The vigil was held just feet away from the apartment complex where Huayi Bian, 36, and Weizhong Xiong, 38, were fatally shot early Sunday morning in a robbery attempt.
According to the Chicago Sun-Times, vigil attendees lit hundreds of candles and brought flowers and signs reading, “We demand justice,” “Asian lives matter” and “All lives matter.”
Close friends of Bian and Xiong spoke in Chinese to express their grief and frustration with crime in the Chinatown neighborhood. According to CBS Chicago, community members that did not know the men also joined in calls for justice and punishment throughout the night, using both song and spoken word.
Chicago Alderman Byron Sigcho-Lopez was present at the vigil.

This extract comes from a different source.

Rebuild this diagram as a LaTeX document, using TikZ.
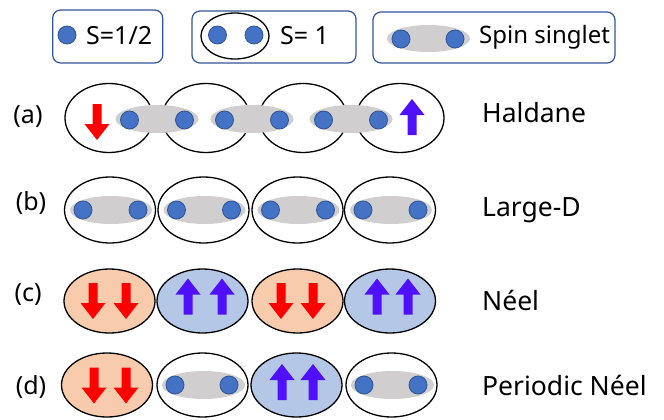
\documentclass[tikz,border=0pt]{standalone}
\usepackage{fontspec}
\setmainfont{Noto Sans}
\usetikzlibrary{shapes.geometric}
\definecolor{dotfill}{HTML}{4472C4}
\definecolor{dotdraw}{HTML}{2F5597}
\definecolor{singgrey}{HTML}{D0CECE}
\definecolor{orangefill}{HTML}{F8CBAD}
\definecolor{bluefill}{HTML}{B4C7E7}
\definecolor{arrblue}{HTML}{4F10FF}
\definecolor{arrred}{HTML}{FF0000}
\definecolor{boxdraw}{HTML}{2F5597}
\tikzset{
  txt/.style={inner sep=0pt, font=\fontsize{25}{30}\selectfont},
  rtxt/.style={inner sep=0pt, anchor=west, font=\fontsize{26.5}{32}\selectfont},
  legbox/.style={draw=boxdraw, line width=1.2pt, rounded corners=8pt, inner sep=0pt},
  site/.style={ellipse, draw=black, line width=1.3pt, inner sep=0pt, minimum width=91pt, minimum height=66pt},
  sitea/.style={site, minimum width=88pt, minimum height=69pt},
  singlet/.style={ellipse, fill=singgrey, inner sep=0pt, minimum width=83pt, minimum height=28pt},
  spin/.style={circle, fill=dotfill, draw=dotdraw, line width=0.8pt, inner sep=0pt, minimum size=18pt},
  uparr/.pic={\fill[arrblue] (0,-18) -- (12.5,-2) -- (4.5,-2) -- (4.5,18) -- (-4.5,18) -- (-4.5,-2) -- (-12.5,-2) -- cycle;},
  downarr/.pic={\fill[arrred] (0,18) -- (12.5,2) -- (4.5,2) -- (4.5,-18) -- (-4.5,-18) -- (-4.5,2) -- (-12.5,2) -- cycle;}
}
\begin{document}
\begin{tikzpicture}[x=1pt,y=-1pt]
\useasboundingbox (0,0) rectangle (664,420);
% ---------- legend ----------
\node[legbox, minimum width=110pt, minimum height=53pt] (box1) at (107.7,36.5) {};
\node[spin] (l1d) at (67,35) {};
\node[txt, anchor=west] (l1t) at (86,36) {S=1/2};

\node[legbox, minimum width=164pt, minimum height=52pt] (box2) at (274,37) {};
\node[ellipse, draw=black, line width=1.3pt, inner sep=0pt, minimum width=68pt, minimum height=46pt] (l2e) at (235,36) {};
\node[spin] (l2a) at (217.5,35) {};
\node[spin] (l2b) at (254,35) {};
\node[txt, anchor=west] (l2t) at (280,36) {S= 1};

\node[legbox, minimum width=242pt, minimum height=51pt] (box3) at (494,37.5) {};
\node[singlet, minimum height=27pt] (l3s) at (428.5,38.5) {};
\node[spin] (l3a) at (401,39) {};
\node[spin] (l3b) at (455,39) {};
\node[txt, anchor=west, font=\fontsize{24}{29}\selectfont] (l3t) at (479,37) {Spin singlet};

% ---------- row (a) ----------
\node[txt] (la) at (28,117) {(a)};
\node[sitea] (a1) at (109,118) {};
\node[sitea] (a2) at (206,118) {};
\node[sitea] (a3) at (303,118) {};
\node[sitea] (a4) at (400,118) {};
\foreach \c/\n in {157/1,252/2,351/3}{
  \node[singlet] (as\n) at (\c,119) {};
  \node[spin] (as\n l) at (\c-27.5,120) {};
  \node[spin] (as\n r) at (\c+27.5,120) {};
}
\pic at (97,122) {downarr};
\pic at (412,117) {uparr};
\node[rtxt] (ta) at (482,113) {Haldane};

% ---------- row (b) ----------
\node[txt] (lb) at (31,203) {(b)};
\foreach \c/\n in {110/1,203.5/2,297.5/3,390/4}{
  \node[site] (b\n) at (\c,210) {};
  \node[singlet, minimum width=82pt] (bs\n) at (\c+1,210) {};
  \node[spin] (bs\n l) at (\c-27,210) {};
  \node[spin] (bs\n r) at (\c+28,210) {};
}
\node[rtxt] (tb) at (482,210) {Large-D};

% ---------- row (c) ----------
\node[txt] (lc) at (28,295) {(c)};
\node[site, fill=orangefill, minimum height=64pt] (c1) at (109.5,301) {};
\node[site, fill=bluefill, minimum height=64pt] (c2) at (202.5,301) {};
\node[site, fill=orangefill, minimum height=64pt] (c3) at (297.5,301) {};
\node[site, fill=bluefill, minimum height=64pt] (c4) at (390,301) {};
\pic at (93,301) {downarr};
\pic at (126,301) {downarr};
\pic at (188,296.5) {uparr};
\pic at (222,296.5) {uparr};
\pic at (281,301) {downarr};
\pic at (313,301) {downarr};
\pic at (377,296.5) {uparr};
\pic at (408,296.5) {uparr};
\node[rtxt] (tc) at (482,300) {Néel};

% ---------- row (d) ----------
\node[txt] (ld) at (31,387) {(d)};
\node[site, fill=orangefill, minimum height=64pt] (d1) at (107,385) {};
\node[site, minimum height=64pt] (d2) at (202.5,385) {};
\node[site, fill=bluefill, minimum height=64pt] (d3) at (296.5,385) {};
\node[site, minimum height=64pt] (d4) at (391.5,385) {};
\node[singlet] (ds2) at (203.5,385) {};
\node[spin] (ds2l) at (175,385) {};
\node[spin] (ds2r) at (229,385) {};
\node[singlet] (ds4) at (392.5,385) {};
\node[spin] (ds4l) at (364,385) {};
\node[spin] (ds4r) at (418,385) {};
\pic at (94,385.5) {downarr};
\pic at (126,385.5) {downarr};
\pic at (282,382) {uparr};
\pic at (313,382) {uparr};
\node[rtxt] (td) at (482,385) {Periodic Néel};
\end{tikzpicture}
\end{document}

CBS Chicago reports that he took part in a “short but heated discussion” with community members and promised to work with the mayor and police to figure out how to increase safety in the community.
According to NBC Chicago, police said they followed bloody footprints from the crime scene to Chinatown Square, where they found Alvin Thomas with a gun that matched shell casings used in the fatal double shooting .
Dozens of the victim’s families and friends gathered earlier in the week to face Thomas at a court hearing on Tuesday, NBC Chicago reports.
“These guys hadn’t been back to China in 8 years, 9 years to see their family,” Terry Wilson, a friend of the victims, told reporters at the hearing. “And now they can never go see their family.”
Wilson added to WGN TV that Xiong’s family in China, including a 12-year-old son, mother and handicapped father, relied on money he sent to them.
According to CBS Chicago, community members are rallying to raise money to send both bodies back to the families of the victims. Both Bian and Xiong are from Shenyang, China.
Meanwhile, authorities say that Thomas violated probation from past robberies at the time of the shooting. But WGN TV reports that his mother told reporters after Tuesday’s hearing that she doesn’t believe her son is a killer.
Thomas faces two counts of first-degree murder and is set to appear in court again on February 24.